Chafee, who was suffering from emphysema during the battle for Blackwell, would see one of her masterpieces demolished months before she herself passed away. But she never backed down. During an interview over the home’s fate, the architect, breathing through an oxygen tube, smiled when she described her pride in the home, and how it stood up to the elements. It was “the least architecture possible” for a site surrounded in nature.
Buildings to know
Chafee’s most important design was perhaps the 1975 Ramada House, a 3,800-square-foot desert residence in the Catalina Mountain foothills capped with a lofted grid of wood slats (known as a ramada, from the Spanish word for branches, rama, a technique mastered by the Tohono O'odham tribe). The home, an AIA award winner, exemplifies her ability to incorporate traditional shading and design into the modern context. The lofted wooden grid is an aesthetic marvel, with the exposed support beams (simple telephone poles) becoming part of the interior design while providing shade and focusing the breeze to cool the home. Critic William Curtis described the visual impact of the structure, saying, “the roof was a stable horizontal incident in a turbulent landscape of cacti, sand, and crags.”

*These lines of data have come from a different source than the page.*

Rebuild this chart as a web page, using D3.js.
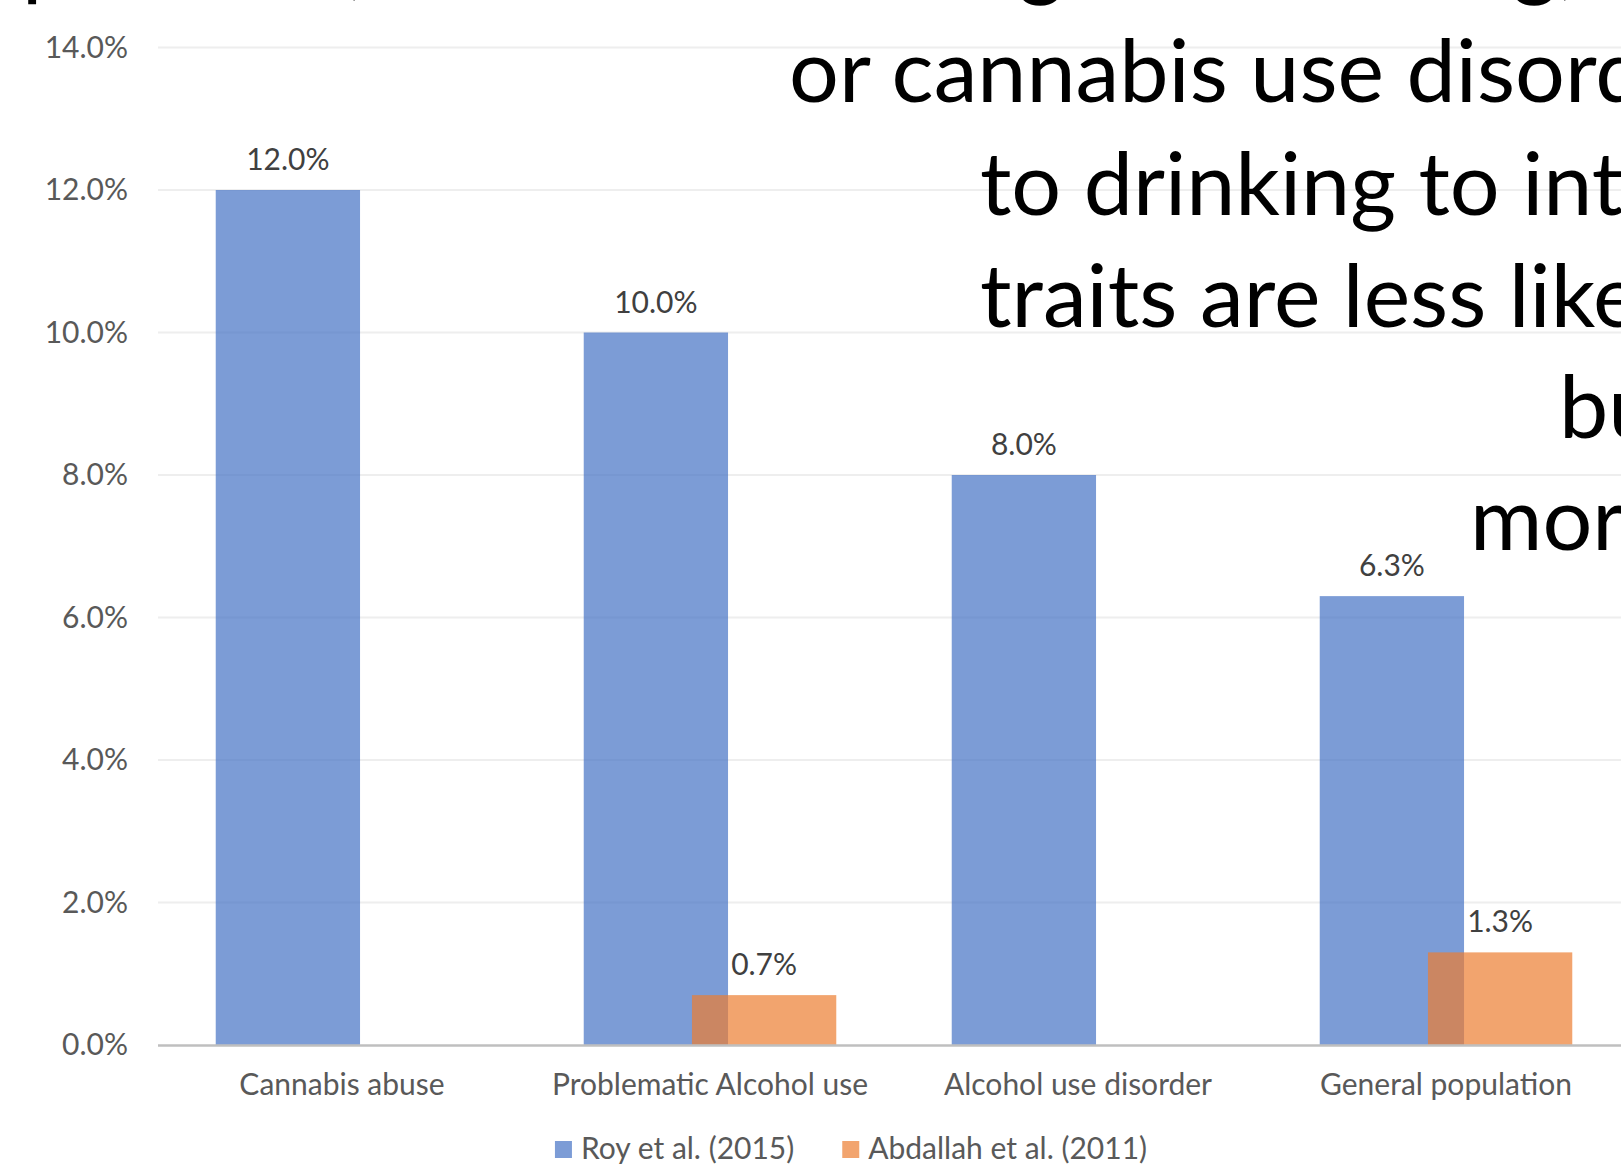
<!DOCTYPE html>
<html><head><meta charset="utf-8">
<script src="https://cdn.jsdelivr.net/npm/d3@7"></script>
<style>html,body{margin:0;padding:0;background:#fff;overflow:hidden}</style>
</head><body><svg id="c" width="1621" height="1170"></svg>
<script>
const categories = ["Cannabis abuse", "Problematic Alcohol use", "Alcohol use disorder", "General population"];
const seriesNames = ["Roy et al. (2015)", "Abdallah et al. (2011)"];
const royValues = [12.0, 10.0, 8.0, 6.3];
const abdallahValues = [null, 0.7, null, 1.3];
const yTicks = [0, 2, 4, 6, 8, 10, 12, 14];
const overlayLines = ["or cannabis use disorder", "to drinking to intoxication", "traits are less likely", "but", "more"];
const hiddenLineGlyphs = ["p", ",", "g", "g,"];

const W = 1621, H = 1170;
const svg = d3.select("#c");
const FONT = "Lato, 'Open Sans', sans-serif";
const SMALL = 30;
const plot = {left: 158, right: 1630, top: 47.5, bottom: 1045};

const x = d3.scaleBand().domain(categories).range([plot.left, plot.right]).paddingInner(0).paddingOuter(0);
const y = d3.scaleLinear().domain([0, 14]).range([plot.bottom, plot.top]);
// Excel-like clustering: gap width 80%, overlap 25%
const barW = x.bandwidth() / 2.55;
const offs = [0.4 * barW, 1.15 * barW];
const colors = ["#4472C4", "#ED7D31"];

// gridlines
svg.append("g").selectAll("line").data(yTicks.filter(d => d > 0)).join("line")
  .attr("x1", plot.left).attr("x2", plot.right)
  .attr("y1", d => y(d)).attr("y2", d => y(d))
  .attr("stroke", "#eeeeee").attr("stroke-width", 2);

// y axis labels
const yAxis = d3.axisLeft(y).tickValues(yTicks).tickSize(0).tickPadding(30)
  .tickFormat(d => d.toFixed(1) + "%");
const gy = svg.append("g").attr("transform", `translate(${plot.left},0)`).call(yAxis);
gy.select(".domain").remove();
gy.selectAll("text").attr("font-family", FONT).attr("font-size", SMALL).attr("fill", "#595959");

// bars
const series = [royValues, abdallahValues];
series.forEach((vals, si) => {
  const data = categories.map((c, i) => ({c, v: vals[i]})).filter(d => d.v != null);
  svg.append("g").selectAll("rect").data(data).join("rect")
    .attr("x", d => x(d.c) + offs[si])
    .attr("width", barW)
    .attr("y", d => y(d.v))
    .attr("height", d => y(0) - y(d.v))
    .attr("fill", colors[si]).attr("fill-opacity", 0.7);
  svg.append("g").selectAll("text").data(data).join("text")
    .attr("x", d => x(d.c) + offs[si] + barW / 2)
    .attr("y", d => y(d.v) - 20)
    .attr("text-anchor", "middle")
    .attr("font-family", FONT).attr("font-size", SMALL).attr("fill", "#404040")
    .text(d => d.v.toFixed(1) + "%");
});

// x axis baseline
svg.append("line").attr("x1", plot.left).attr("x2", plot.right)
  .attr("y1", y(0) + 0.5).attr("y2", y(0) + 0.5)
  .attr("stroke", "#bfbfbf").attr("stroke-width", 2.5);

// category labels
const xAxis = d3.axisBottom(x).tickSize(0).tickPadding(0);
const gx = svg.append("g").attr("transform", `translate(0,${plot.bottom})`).call(xAxis);
gx.select(".domain").remove();
gx.selectAll("text").attr("font-family", FONT).attr("font-size", SMALL).attr("fill", "#595959")
  .attr("dy", null).attr("y", 50);

// legend
const lg = svg.append("g");
let cx = 0;
seriesNames.forEach((n, i) => {
  const g = lg.append("g").attr("transform", `translate(${cx},0)`);
  g.append("rect").attr("x", 0).attr("y", -18).attr("width", 17).attr("height", 17)
    .attr("fill", colors[i]).attr("fill-opacity", 0.7);
  const t = g.append("text").attr("x", 26).attr("y", 0)
    .attr("font-family", FONT).attr("font-size", SMALL).attr("fill", "#595959").text(n);
  const w = 26 + t.node().getComputedTextLength();
  cx += w + 48;
});
const legW = cx - 48;
lg.attr("transform", `translate(${851 - legW / 2},1159)`);

// overlaid slide text
const big = svg.append("g").attr("font-family", FONT).attr("font-size", 88).attr("fill", "#000");
const lineX = [789, 980, 980, 1559, 1470];
const lineY = [102, 215, 327, 438, 550];
big.selectAll("text.l").data(overlayLines).join("text").attr("class", "l")
  .attr("x", (d, i) => lineX[i]).attr("y", (d, i) => lineY[i]).text(d => d);
const glyphX = [22, 347, 1018, 1512];
big.selectAll("text.h").data(hiddenLineGlyphs).join("text").attr("class", "h")
  .attr("x", (d, i) => glyphX[i]).attr("y", -11).text(d => d);
</script></body></html>
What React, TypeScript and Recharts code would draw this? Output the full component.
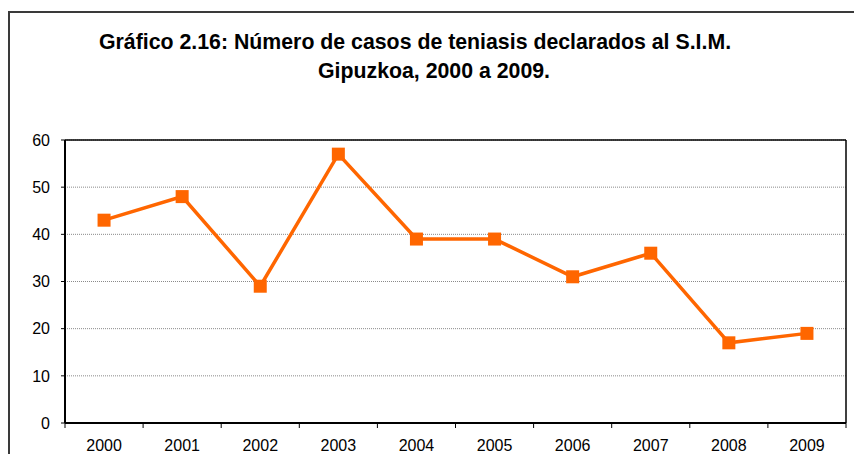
import React from "react";
import { LineChart, Line, XAxis, YAxis, CartesianGrid, ReferenceLine } from "recharts";

// Casos de teniasis declarados al S.I.M., Gipuzkoa
const years = ["2000", "2001", "2002", "2003", "2004", "2005", "2006", "2007", "2008", "2009"];
const cases = [43, 48, 29, 57, 39, 39, 31, 36, 17, 19];
const yTicks = [0, 10, 20, 30, 40, 50, 60];

const W = 854;
const H = 454;
const M = { top: 140, right: 8, bottom: 0, left: 25 };
const Y_AXIS_W = 40;
const X_AXIS_H = 31;
const FONT = '"Liberation Sans", Arial, sans-serif';
const ORANGE = "#FF6600";

// each year sits in the middle of its slot, axis ticks mark the slot edges
const data = years.map((year, i) => ({ x: i + 0.5, year, value: cases[i] }));
const edgeTicks = years.map((_, i) => i).concat(years.length);
const halfSlot = (W - M.left - Y_AXIS_W - M.right) / years.length / 2;

const YearTick = (props: any) => {
  const { x, y, payload } = props;
  const label = years[payload.value];
  if (!label) return null;
  return (
    <text x={x + halfSlot} y={y} dy="0.71em" textAnchor="middle" fill="#000" fontSize={16} fontFamily={FONT}>
      {label}
    </text>
  );
};

const SquareDot = (props: any) => {
  const { cx, cy, index } = props;
  if (cx == null || cy == null) return null;
  return <rect key={`dot-${index}`} x={cx - 6.5} y={cy - 6.5} width={13} height={13} fill={ORANGE} />;
};

const titleStyle: React.CSSProperties = {
  position: "absolute",
  fontFamily: FONT,
  fontWeight: "bold",
  fontSize: 21.3,
  lineHeight: "21px",
  whiteSpace: "nowrap",
};

export default function App() {
  return (
    <div style={{ position: "absolute", left: 0, top: 0, width: W, height: H, overflow: "hidden", background: "#fff" }}>
      <div
        style={{
          position: "absolute",
          left: 8,
          top: 11,
          width: 900,
          height: 500,
          border: "2px solid #3a3a3a",
        }}
      />
      <div style={{ ...titleStyle, left: 99, top: 32 }}>
        Gráfico 2.16: Número de casos de teniasis declarados al S.I.M.
      </div>
      <div style={{ ...titleStyle, left: 318, top: 61 }}>
        Gipuzkoa, 2000 a 2009.
      </div>
      <div style={{ position: "absolute", left: 0, top: 0 }}>
        <LineChart width={W} height={H} data={data} margin={M}>
          <CartesianGrid vertical={false} stroke="#8a8a8a" strokeDasharray="1 1" />
          <XAxis
            dataKey="x"
            type="number"
            domain={[0, years.length]}
            ticks={edgeTicks}
            interval={0}
            height={X_AXIS_H}
            tickSize={5}
            tickMargin={12}
            axisLine={{ stroke: "#000", strokeWidth: 2 }}
            tickLine={{ stroke: "#000" }}
            tick={<YearTick />}
          />
          <YAxis
            domain={[0, 60]}
            ticks={yTicks}
            interval={0}
            width={Y_AXIS_W}
            tickSize={4}
            tickMargin={11}
            axisLine={{ stroke: "#000", strokeWidth: 2 }}
            tickLine={{ stroke: "#000" }}
            tick={{ fill: "#000", fontSize: 16, fontFamily: FONT }}
          />
          <ReferenceLine y={60} stroke="#000" strokeWidth={1.5} />
          <ReferenceLine x={years.length} stroke="#000" strokeWidth={1.5} />
          <Line
            dataKey="value"
            stroke={ORANGE}
            strokeWidth={3.5}
            dot={SquareDot}
            activeDot={false}
            isAnimationActive={false}
          />
        </LineChart>
      </div>
    </div>
  );
}
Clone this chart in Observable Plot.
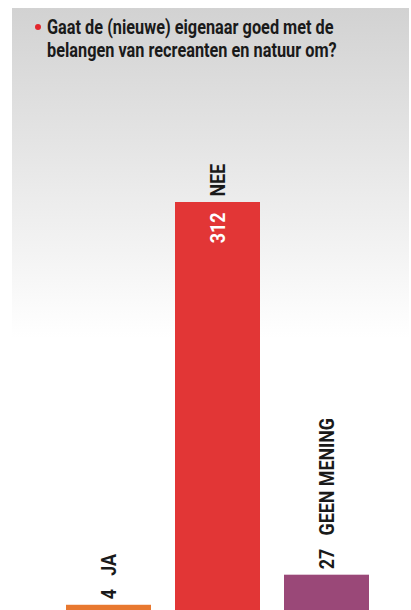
<!DOCTYPE html>
<html><head><meta charset="utf-8">
<script src="https://cdn.jsdelivr.net/npm/d3@7"></script>
<script src="https://cdn.jsdelivr.net/npm/@observablehq/plot@0.6"></script>
<style>
html,body{margin:0;padding:0;background:#fff;}
#wrap{position:relative;width:411px;height:610px;overflow:hidden;}
#bg{position:absolute;left:12px;top:8px;width:397px;height:330px;background:linear-gradient(#d2d2d2,#ffffff);}
#title{position:absolute;left:47px;top:17px;font-family:Roboto,"DejaVu Sans Condensed",sans-serif;font-weight:bold;font-size:19.5px;line-height:22.5px;color:#1a1a1a;margin:0;white-space:nowrap;transform-origin:0 0;}
#bullet{position:absolute;left:35px;top:24px;width:6px;height:6px;border-radius:50%;background:#e3262c;}
#chart{position:absolute;left:0;top:70px;}
</style></head>
<body>
<div id="wrap">
  <div id="bg"></div>
  <div id="bullet"></div>
  <div id="title">Gaat de (nieuwe) eigenaar goed met de<br>belangen van recreanten en natuur om?</div>
  <div id="chart"></div>
</div>
<script>
const categories = ["JA", "NEE", "GEEN MENING"];
const values = [4, 312, 27];
const colors = ["#e8782f", "#e23636", "#9a4878"];
const valueInside = [false, true, false];

const data = categories.map((c, i) => ({c, v: values[i], color: colors[i], inside: valueInside[i]}));
const FONT = 'Roboto,"DejaVu Sans Condensed",sans-serif';

const chart = Plot.plot({
  width: 411,
  height: 540,
  marginLeft: 40,
  marginRight: 17,
  marginTop: 0,
  marginBottom: 0,
  style: {background: "transparent", overflow: "visible"},
  x: {domain: categories, padding: 0.224, axis: null},
  y: {domain: [0, 312], range: [540, 132], axis: null},
  marks: [
    Plot.barY(data, {x: "c", y: "v", fill: "color"}),
    Plot.text(data, {
      x: "c", y: "v",
      text: d => d.inside ? d.c : `${d.v}   ${d.c}`,
      rotate: -90, textAnchor: "start", lineAnchor: "middle", dy: -6,
      fontSize: 21, fontWeight: "bold", fontFamily: FONT, fill: "#1a1a1a"
    }),
    Plot.text(data.filter(d => d.inside), {
      x: "c", y: "v",
      text: d => String(d.v),
      rotate: -90, textAnchor: "end", lineAnchor: "middle", dy: 10,
      fontSize: 21, fontWeight: "bold", fontFamily: FONT, fill: "white"
    })
  ]
});
document.getElementById("chart").appendChild(chart);
// condensed look: squeeze glyphs along the reading direction
chart.querySelectorAll("text").forEach(t => {
  const tr = t.getAttribute("transform") || "";
  t.setAttribute("transform", tr + " scale(0.85,1)");
});
const title = document.getElementById("title");
const w = title.scrollWidth;
title.style.transform = `scaleX(${290 / w})`;
</script>
</body></html>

The Revischal House, another Chafee masterpiece, is lesser known, mostly because it was never entered in any award competitions and didn’t draw press attention when it was completed. Designed on a larger scale, the 7,200-square-foot home was one of her largest projects. A series of cast-in-place-concrete rooms connected by a long hallway that straddles a ridge, the home offers perfect views of the landscape. A massive fireplace built from stones collected on-site was described as a “coyote den.”
Legacy and reputation today
Chafee’s body of work—though it only includes a few dozen projects—has an outsized influence on the Southwest architectural community. While Chafee never received larger public commissions, her work was widely respected. She was the first woman in Arizona named an AIA Fellow, and, in many ways, her decades of teaching, mostly at Arizona University, left a huge imprint on a generation of architects. “She set the standard for sophisticated design in southwest Arizona,” says Vint.